Viajábamos por la provincia. En mitad de la función había que hacer el tonto en el escenario; lo llamábamos improvisación. Gracias a eso estuve a punto de ganarme una manta de hostias cuando jugaba con un globito rojo en los Palancares ante una legión de flechas. El Mota me contó que según yo hacía sandeces con el globo subía el runrún entre el público y que se oyeron voces disconformes con mi magnífica interpretación que bien podrían haber terminado a guantazos.


La obra fue tan celebrada que incluso se interpretó en un sórdido local de Toledo perteneciente a un sindicato entonces clandestino, CC.OO.


Luego, vino Antígona que jamás se representó por no sé qué, a lo mejor porque el cuadro de actores se desperdigó en Madrid, entre cafetines y facultades. Después ya no me acuerdo. Yo seguí con el teatro en Magisterio, hicimos el retablillo de don Cristóbal. Y fin. Se acabó mi sueño de trabajar en el María Guerrero.


Como miembro de la junta directiva de la Asociación que nos reúne, sería vocal o algo así, participé en las cinco semanas de teatro. En la primera compré una paloma por una pasta (un sinvergüenza me sacó quinientas pelas de entonces por el bicho). En la foto de Arturo Luján estamos todos. En la segunda semana, creo, el Mota me encargó el cartel. Yo lo había diseñado distinto: estrecho y largo, con recortables de piratas arriba; abajo, el mes arrancado del calendario de Espigas y Azucenas de mi madre; los siete días que duraba el evento estaban tachados con una pintura roja. Al capitoste de la Caja no le gustó porque (se preguntaba el lumbreras, qué puñetas pitan unos piratas en una semana de teatro independiente) y al final se imprimió un cartel a la medida del gestor, una cosa más fea que Picio. ¡Ea!


Luego hicimos más cosas juntos. Por ejemplo, participamos en un periódico semanal donde jamás quisimos que apareciese nuestro nombre, por vergüenza, allí Ángel Luis escribía una columna. Estos tipos nos dejaron a deber una pasta.


Unos meses antes habíamos iniciado Diálogos, una revista de educación donde en cada número metíamos la expresión: «ramillete de escogidos…» (por ejemplo «ramillete de escogidos versos, ramillete de escogidos libros, ramillete de escogidos profesores»). Era nuestra seña de identidad, la garantía que autentificaba el producto.

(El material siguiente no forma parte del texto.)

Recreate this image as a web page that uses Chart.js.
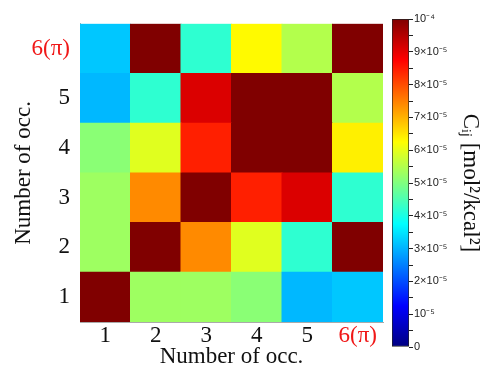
<!DOCTYPE html>
<html><head><meta charset="utf-8">
<script src="https://cdn.jsdelivr.net/npm/chart.js@4.4.0/dist/chart.umd.min.js"></script>
<style>
html,body{margin:0;padding:0;background:#fff;overflow:hidden}
#wrap{position:relative;width:497px;height:365px;background:#fff}
#main{position:absolute;left:0;top:0}
#cbar{position:absolute;left:385px;top:0}
</style></head><body>
<div id="wrap"><canvas id="main" width="390" height="365"></canvas><canvas id="cbar" width="112" height="365"></canvas></div>
<script>
// Categories (number of occupations), last one is the pi site
const categories = ['1', '2', '3', '4', '5', '6(π)'];
const rowLevels = [1, 2, 3, 4, 5, 6];
// C_ij values in mol^2/kcal^2, one array per row (row 1 = bottom)
const row1 = [1.0e-4, 5.3e-5, 5.3e-5, 5.1e-5, 3.05e-5, 3.2e-5];
const row2 = [5.3e-5, 1.0e-4, 7.4e-5, 5.95e-5, 4.2e-5, 1.0e-4];
const row3 = [5.3e-5, 7.4e-5, 1.0e-4, 8.45e-5, 9.1e-5, 4.2e-5];
const row4 = [5.1e-5, 5.95e-5, 8.45e-5, 1.0e-4, 1.0e-4, 6.4e-5];
const row5 = [3.05e-5, 4.2e-5, 9.1e-5, 1.0e-4, 1.0e-4, 5.5e-5];
const row6 = [3.2e-5, 1.0e-4, 4.2e-5, 6.3e-5, 5.5e-5, 1.0e-4];
const rows = [row1, row2, row3, row4, row5, row6];
// colour bar range and ticks
const cbMin = 0, cbMax = 1.0e-4;
const cbStep = 5e-6;

const SERIF = "'Liberation Serif', 'Times New Roman', serif";
const SANS = "'Liberation Sans', Arial, sans-serif";
const RED = '#f01818';

function clamp(x){ return Math.max(0, Math.min(1, x)); }
function jet(val){
  const v = clamp((val - cbMin) / (cbMax - cbMin));
  const r = clamp(1.5 - Math.abs(4*v - 3));
  const g = clamp(1.5 - Math.abs(4*v - 2));
  const b = clamp(1.5 - Math.abs(4*v - 1));
  return 'rgb(' + Math.round(r*255) + ',' + Math.round(g*255) + ',' + Math.round(b*255) + ')';
}

const datasets = rows.map((row, i) => ({
  data: row.map(() => [rowLevels[i] - 0.5, rowLevels[i] + 0.5]),
  backgroundColor: row.map(jet),
  borderWidth: 0,
  grouped: false,
  barPercentage: 1,
  categoryPercentage: 1,
  inflateAmount: 0.5
}));

new Chart(document.getElementById('main'), {
  type: 'bar',
  data: { labels: categories, datasets },
  options: {
    responsive: false, animation: false,
    layout: { padding: { left: 0, top: 19, right: 7, bottom: 0 } },
    plugins: { legend: { display: false }, tooltip: { enabled: false } },
    scales: {
      x: {
        grid: { display: false, drawTicks: false },
        border: { display: true, color: '#aaaaaa' },
        ticks: { font: { family: SERIF, size: 23 }, color: (c) => c.index === 5 ? RED : '#111', padding: 0, maxRotation: 0, autoSkip: false },
        title: { display: true, text: 'Number of occ.', color: '#111', font: { family: SERIF, size: 23, lineHeight: 1 }, padding: { top: 0, bottom: -3 } },
        afterFit: (s) => { s.height = 43; }
      },
      y: {
        type: 'linear', min: 0.5, max: 6.5,
        afterBuildTicks: (s) => { s.ticks = rowLevels.map(v => ({ value: v })); },
        grid: { display: false, drawTicks: false },
        border: { display: true, color: '#aaaaaa' },
        ticks: { font: { family: SERIF, size: 23 }, callback: (v) => categories[v - 1], color: (c) => c.tick.value === 6 ? RED : '#111', padding: 10, autoSkip: false },
        title: { display: true, text: 'Number of occ.', color: '#111', font: { family: SERIF, size: 23, lineHeight: 1 }, padding: { top: 12, bottom: 0 } },
        afterFit: (s) => { s.width = 80; }
      }
    }
  }
});

function cbLabel(v){
  const n = Math.round(v / 1e-5 * 2) / 2;
  if (n !== Math.round(n)) return '';
  if (n === 0) return '0';
  if (n === 1) return '10⁻⁵';
  if (n === 10) return '10⁻⁴';
  return n + '×10⁻⁵';
}

new Chart(document.getElementById('cbar'), {
  type: 'bar',
  data: { labels: [''], datasets: [{
    data: [[cbMin, cbMax]],
    backgroundColor: (ctx) => {
      const a = ctx.chart.chartArea;
      if (!a) return '#000';
      const g = ctx.chart.ctx.createLinearGradient(0, a.bottom, 0, a.top);
      [0, 0.125, 0.375, 0.625, 0.875, 1].forEach(t => g.addColorStop(t, jet(cbMin + t * (cbMax - cbMin))));
      return g;
    },
    borderColor: '#222', borderWidth: 1, borderSkipped: false,
    barPercentage: 1, categoryPercentage: 1
  }] },
  options: {
    responsive: false, animation: false,
    layout: { padding: { left: 7, top: 19, right: 0, bottom: 18 } },
    plugins: { legend: { display: false }, tooltip: { enabled: false } },
    scales: {
      x: { display: false },
      y: {
        position: 'right', min: cbMin, max: cbMax,
        afterBuildTicks: (s) => { const t = []; for (let k = 0; k <= 20; k++) t.push({ value: cbMin + k * cbStep }); s.ticks = t; },
        grid: { drawOnChartArea: false, drawTicks: true, tickLength: 4, color: '#222' },
        border: { display: false },
        ticks: { font: { family: SANS, size: 11 }, color: '#222', padding: 1, autoSkip: false, callback: cbLabel },
        title: { display: true, text: 'Cᵢⱼ [mol²/kcal²]', color: '#111', font: { family: SERIF, size: 23, lineHeight: 1 }, padding: { top: 15, bottom: 0 } },
        afterFit: (s) => { s.width = 88; }
      }
    }
  }
});
</script>
</body></html>
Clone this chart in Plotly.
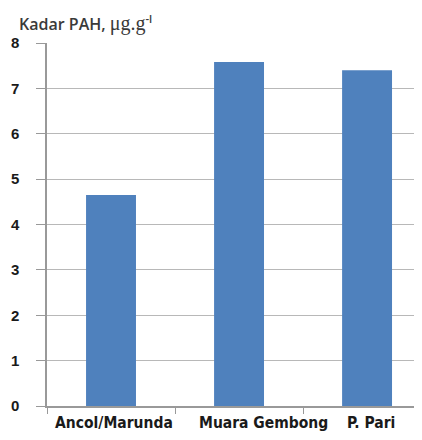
import plotly.graph_objects as go

categories = ["Ancol/Marunda", "Muara Gembong", "P. Pari"]
values = [4.65, 7.58, 7.40]
y_ticks = [0, 1, 2, 3, 4, 5, 6, 7, 8]

fig = go.Figure()
fig.add_trace(go.Bar(
    x=categories, y=values, width=0.39,
    marker=dict(color="#4F81BD", line=dict(width=0)),
))

label_shifts = [3, 24, 4]
for c, s in zip(categories, label_shifts):
    fig.add_annotation(x=c, y=0, xref="x", yref="y", text=c, showarrow=False,
                       yanchor="top", yshift=-6, xshift=s,
                       font=dict(family="DejaVu Sans Condensed, sans-serif",
                                 size=15.5, color="#1a1a1a", weight="bold"))

fig.add_annotation(
    xref="paper", yref="paper", x=-0.08, y=1.093, xanchor="left", yanchor="top",
    text="Kadar PAH, <span style='font-family:Liberation Serif;font-size:20px;font-weight:normal'>μg.g</span><sup>-l</sup>",
    showarrow=False,
    font=dict(family="Open Sans, sans-serif", size=16, color="#3a3a3a", weight=600))

fig.update_layout(
    width=422, height=440,
    margin=dict(l=39, r=13, t=35, b=42),
    plot_bgcolor="white", paper_bgcolor="white",
    showlegend=False,
)
fig.update_xaxes(
    type="category", range=[-0.5, 2.39], showticklabels=False, automargin=False,
    tickson="boundaries", ticks="outside", ticklen=6, tickcolor="#999",
    showline=True, linecolor="#999", linewidth=1.5, showgrid=False,
)
fig.update_yaxes(
    range=[0, 8], tickvals=y_ticks, ticks="outside", ticklen=9, tickcolor="#999",
    showline=True, linecolor="#999", linewidth=1.5, automargin=False,
    showgrid=True, gridcolor="#b8b8b8", gridwidth=1.2, zeroline=False,
    tickfont=dict(family="Liberation Sans, Arial, sans-serif", size=15, color="#1a1a1a", weight="bold"),
    ticklabelstandoff=14,
)
fig.write_html("out.html")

La sección «Papeles» en Crónicas de Cuenca, y la Columna Cinco. A lo mejor no lo sabes. Seguro que no lo sabes, pero el Renato del Mota es un trasunto del Renato de Muñoz Seca. Otra vez el teatro. Renato es el álter ego de un don Mendo vengador; un juglar que hace ripios de mucha risa.


Antes habíamos trabajado en El Diario de Cuenca, El Banzo, Carpeta, Gaceta conquense. Y más de lo que ya no me acuerdo.


Ahora, a un año vista, hay más recuerdos que se me amontonan en la cabeza, pero esos son míos y, si te he de ser sincero, a ti no te importan por eso no te los voy a contar. Sólo te diré que Ángel Luis era el alma del grupo y que desde que se ha ido el grupo está resentido, como ausente. Triste. Y yo también.